[BEGIN Given information]

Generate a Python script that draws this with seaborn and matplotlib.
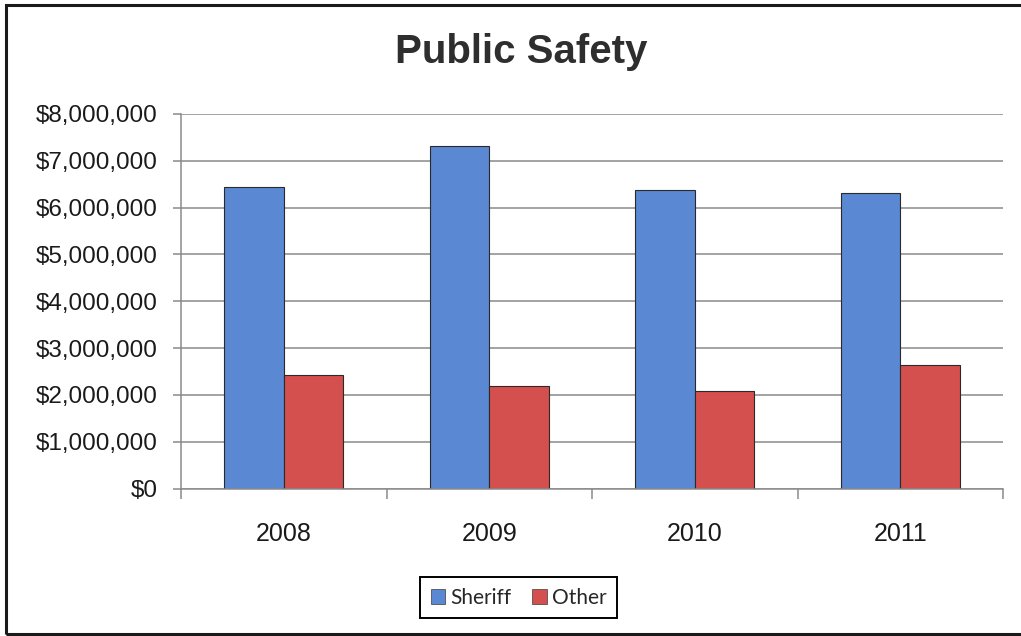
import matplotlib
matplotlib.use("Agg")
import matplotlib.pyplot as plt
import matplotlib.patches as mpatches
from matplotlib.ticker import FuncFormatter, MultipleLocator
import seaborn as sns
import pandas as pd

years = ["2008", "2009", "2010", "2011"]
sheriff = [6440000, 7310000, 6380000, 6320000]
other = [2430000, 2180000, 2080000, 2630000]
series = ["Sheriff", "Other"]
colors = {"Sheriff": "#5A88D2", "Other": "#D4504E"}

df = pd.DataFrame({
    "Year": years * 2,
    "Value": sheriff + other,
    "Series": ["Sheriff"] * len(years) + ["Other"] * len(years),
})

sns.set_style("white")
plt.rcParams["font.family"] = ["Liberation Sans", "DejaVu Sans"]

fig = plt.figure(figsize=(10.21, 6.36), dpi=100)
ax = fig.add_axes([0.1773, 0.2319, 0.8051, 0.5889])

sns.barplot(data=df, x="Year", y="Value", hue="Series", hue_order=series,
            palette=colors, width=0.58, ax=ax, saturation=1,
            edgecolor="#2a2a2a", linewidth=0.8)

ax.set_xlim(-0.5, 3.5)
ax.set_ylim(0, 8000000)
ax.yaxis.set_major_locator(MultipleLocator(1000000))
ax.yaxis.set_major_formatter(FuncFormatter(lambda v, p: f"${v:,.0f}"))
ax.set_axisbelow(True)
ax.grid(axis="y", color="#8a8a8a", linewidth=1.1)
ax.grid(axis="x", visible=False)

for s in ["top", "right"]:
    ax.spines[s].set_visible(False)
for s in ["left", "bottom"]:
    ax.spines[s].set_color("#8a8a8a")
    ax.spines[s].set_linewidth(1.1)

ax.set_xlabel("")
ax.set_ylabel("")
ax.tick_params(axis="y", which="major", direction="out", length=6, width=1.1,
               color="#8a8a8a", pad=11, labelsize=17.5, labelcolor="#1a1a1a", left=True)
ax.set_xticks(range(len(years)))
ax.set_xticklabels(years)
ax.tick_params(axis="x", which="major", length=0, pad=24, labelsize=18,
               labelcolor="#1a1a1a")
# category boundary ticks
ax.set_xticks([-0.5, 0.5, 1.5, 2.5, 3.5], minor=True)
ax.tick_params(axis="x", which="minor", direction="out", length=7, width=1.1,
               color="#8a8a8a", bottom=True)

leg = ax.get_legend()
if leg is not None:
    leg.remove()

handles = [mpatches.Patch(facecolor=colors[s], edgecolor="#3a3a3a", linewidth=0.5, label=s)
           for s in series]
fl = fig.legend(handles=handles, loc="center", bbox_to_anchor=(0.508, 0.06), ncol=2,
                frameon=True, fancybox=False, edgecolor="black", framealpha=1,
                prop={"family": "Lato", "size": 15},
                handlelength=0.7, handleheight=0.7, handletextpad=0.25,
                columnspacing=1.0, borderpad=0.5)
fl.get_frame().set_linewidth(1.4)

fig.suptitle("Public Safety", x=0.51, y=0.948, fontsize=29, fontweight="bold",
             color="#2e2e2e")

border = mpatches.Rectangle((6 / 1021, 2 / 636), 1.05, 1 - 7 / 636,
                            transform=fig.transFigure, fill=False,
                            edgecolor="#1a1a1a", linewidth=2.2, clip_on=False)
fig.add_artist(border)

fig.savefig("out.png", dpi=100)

[END Given information]

→ Your objective
Write out exactly the opening lines of the data, stopping after the line that holds "import pandas as pd". Exclude pictures.

→ Reply
Generate a Python script that draws this with seaborn and matplotlib.
import matplotlib
matplotlib.use("Agg")
import matplotlib.pyplot as plt
import matplotlib.patches as mpatches
from matplotlib.ticker import FuncFormatter, MultipleLocator
import seaborn as sns
import pandas as pd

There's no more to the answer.